While the ranks of foreign fighters from America include both naturalized citizens and the native-born, Kamran Bokhari of Stratfor global intelligence said second-generation Muslim Americans trying to balance two cultures could be particularly vulnerable.
"It's natural for the second generation to be feeling sort of lost and not knowing who they are," he said. They may feel drawn to the plight of Muslims abroad, and feel guilty about living comfortable lives, he added.
For all the concern about Americans who support Islamic militants, terrorism experts say the problem is much worse in Europe, where Muslims are not as wealthy or assimilated. Several hundred people from Britain have traveled to Syria, according to official estimates, and France and Germany have estimated a combined 1,300 of their citizens have joined the fight.
Aaron Zelin, an expert on jihadi groups at the Washington Institute for Near East Policy, said roughly half the Americans who have joined the Islamic State group are converts to Islam. The rest typically are born Muslim or "reverts," people who were Muslim at birth, but didn't practice the faith until later in life, he said.
"I would argue that they converted to jihadism, not necessarily mainstream Islam," he said.
Attorney General Eric Holder pointed to the indictment of Elfgeeh as evidence that US officials are aggressively working to identify and disrupt those who want to join or support terrorist groups.
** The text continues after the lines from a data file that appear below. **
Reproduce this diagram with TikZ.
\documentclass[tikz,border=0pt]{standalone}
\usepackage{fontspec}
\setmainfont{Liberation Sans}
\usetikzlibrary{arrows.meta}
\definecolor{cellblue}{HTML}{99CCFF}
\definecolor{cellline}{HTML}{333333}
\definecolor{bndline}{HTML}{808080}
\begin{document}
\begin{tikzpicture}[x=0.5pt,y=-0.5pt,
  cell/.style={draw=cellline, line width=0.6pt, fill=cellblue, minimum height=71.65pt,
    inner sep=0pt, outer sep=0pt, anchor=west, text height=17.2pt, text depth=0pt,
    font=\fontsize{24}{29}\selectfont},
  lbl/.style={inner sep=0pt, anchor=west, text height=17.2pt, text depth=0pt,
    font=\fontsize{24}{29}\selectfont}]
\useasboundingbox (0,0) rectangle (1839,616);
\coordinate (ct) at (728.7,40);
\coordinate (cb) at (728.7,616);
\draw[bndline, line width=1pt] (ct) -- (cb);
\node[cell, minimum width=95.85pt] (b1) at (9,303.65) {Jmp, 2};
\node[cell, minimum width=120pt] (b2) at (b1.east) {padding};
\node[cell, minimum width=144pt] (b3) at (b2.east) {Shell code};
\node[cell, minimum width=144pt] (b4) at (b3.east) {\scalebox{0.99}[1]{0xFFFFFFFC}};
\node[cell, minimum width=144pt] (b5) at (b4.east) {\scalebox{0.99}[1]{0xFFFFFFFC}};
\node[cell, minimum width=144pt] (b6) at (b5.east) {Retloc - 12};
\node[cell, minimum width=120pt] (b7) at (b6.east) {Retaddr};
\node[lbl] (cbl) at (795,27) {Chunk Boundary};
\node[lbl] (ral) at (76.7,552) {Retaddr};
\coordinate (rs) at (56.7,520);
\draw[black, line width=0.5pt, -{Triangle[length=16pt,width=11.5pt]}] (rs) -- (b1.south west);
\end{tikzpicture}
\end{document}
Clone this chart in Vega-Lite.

Critics say the administration's efforts have been largely cosmetic and that officials haven't done enough to understand root causes.
"You have to understand who is being radicalized, why they are being radicalized and how they are being radicalized, and I don't think the US government really has a good handle on that," Kohlmann said.
US officials point to recent success at preventing major terrorist attacks, but Kohlmann said it would be overly optimistic to think the government can closely monitor every American who joins extremist causes. While the Islamic militants' chief focus remains in Syria, he said there is plenty of rhetoric exhorting sympathizers to target Westerners.
"Take these people at their word. Because they mean it."